The compiler can make huge time savings if it doesn't have to start to compile every Cpp file plus its dozens of includes literally from scratch every time.

The trick consists of designating a special header file as the starting point of all compilation chains, the so called 'precompiled header' file, which is commonly a file named stdafx.h simply for historical reasons.

Simply list all your big huge headers for your APIs in your stdafx.h file, in the appropriate order, and then start each of your CPP files at the very top with an #include "stdafx.h", before any meaningful content (just about the only thing allowed before is comments).

Under those conditions, instead of starting from scratch, the compiler starts compiling from the already saved results of compiling everything in stdafx.h.

I don't believe that this trick is unique to Microsoft compilers, nor do I think it was an original development.
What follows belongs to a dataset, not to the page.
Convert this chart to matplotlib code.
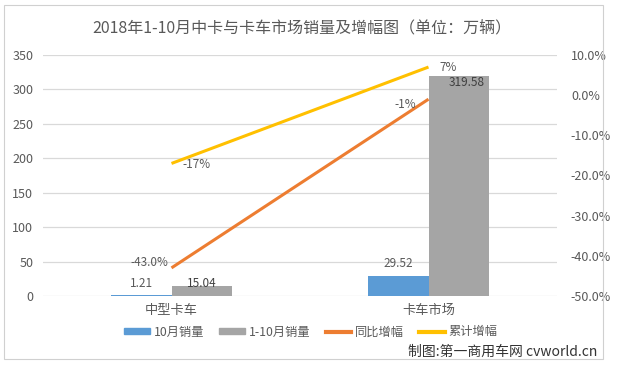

For Microsoft compilers, the setting that controls the use of precompiled headers is controlled by a command line argument to the compiler: /Yu "stdafx.h". As you can imagine, the use of the stdafx.h file name is simply a convention; you can change the name if you so wish.

In Visual Studio 2010, this setting is controlled from the GUI via Right-clicking on a CPP Project, selecting 'Properties' and navigating to "Configuration Properties\C/C++\Precompiled Headers". For other versions of Visual Studio, the location in the GUI will be different.
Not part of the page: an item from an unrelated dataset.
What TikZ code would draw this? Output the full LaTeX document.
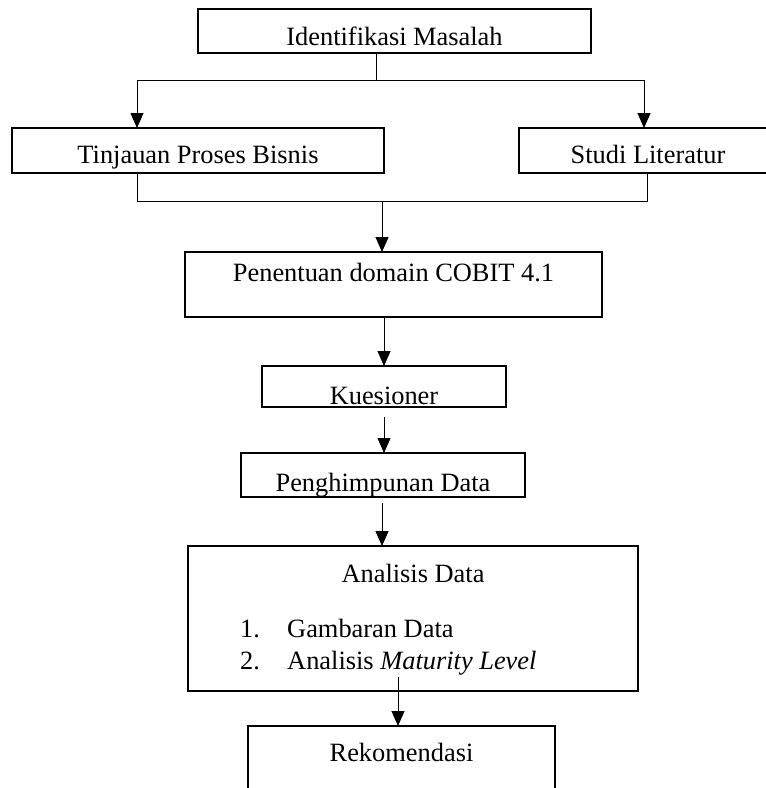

Note that if you disable precompiled headers (or run your project through a tool that doesn't support them), it doesn't make your program illegal; it simply means that your tool will compile everything from scratch every time.

If you are creating a library with no Windows dependencies, you can easily comment out or remove #includes from the stdafx.h file. There is no need to remove the file per se, but clearly you may do so as well, by disabling the precompile header setting above.

Solution 2:

It's a "precompiled header file" -- any headers you include in stdafx.h are pre-processed to save time during subsequent compilations. You can read more about it here on MSDN.

If you're building a cross-platform application, check "Empty project" when creating your project and Visual Studio won't put any files at all in your project.

Solution 3:

"Stdafx.h" is a precompiled header.It include file for standard system include files and for project-specific include files that are used frequently but are changed infrequently.which reduces compile time and Unnecessary Processing.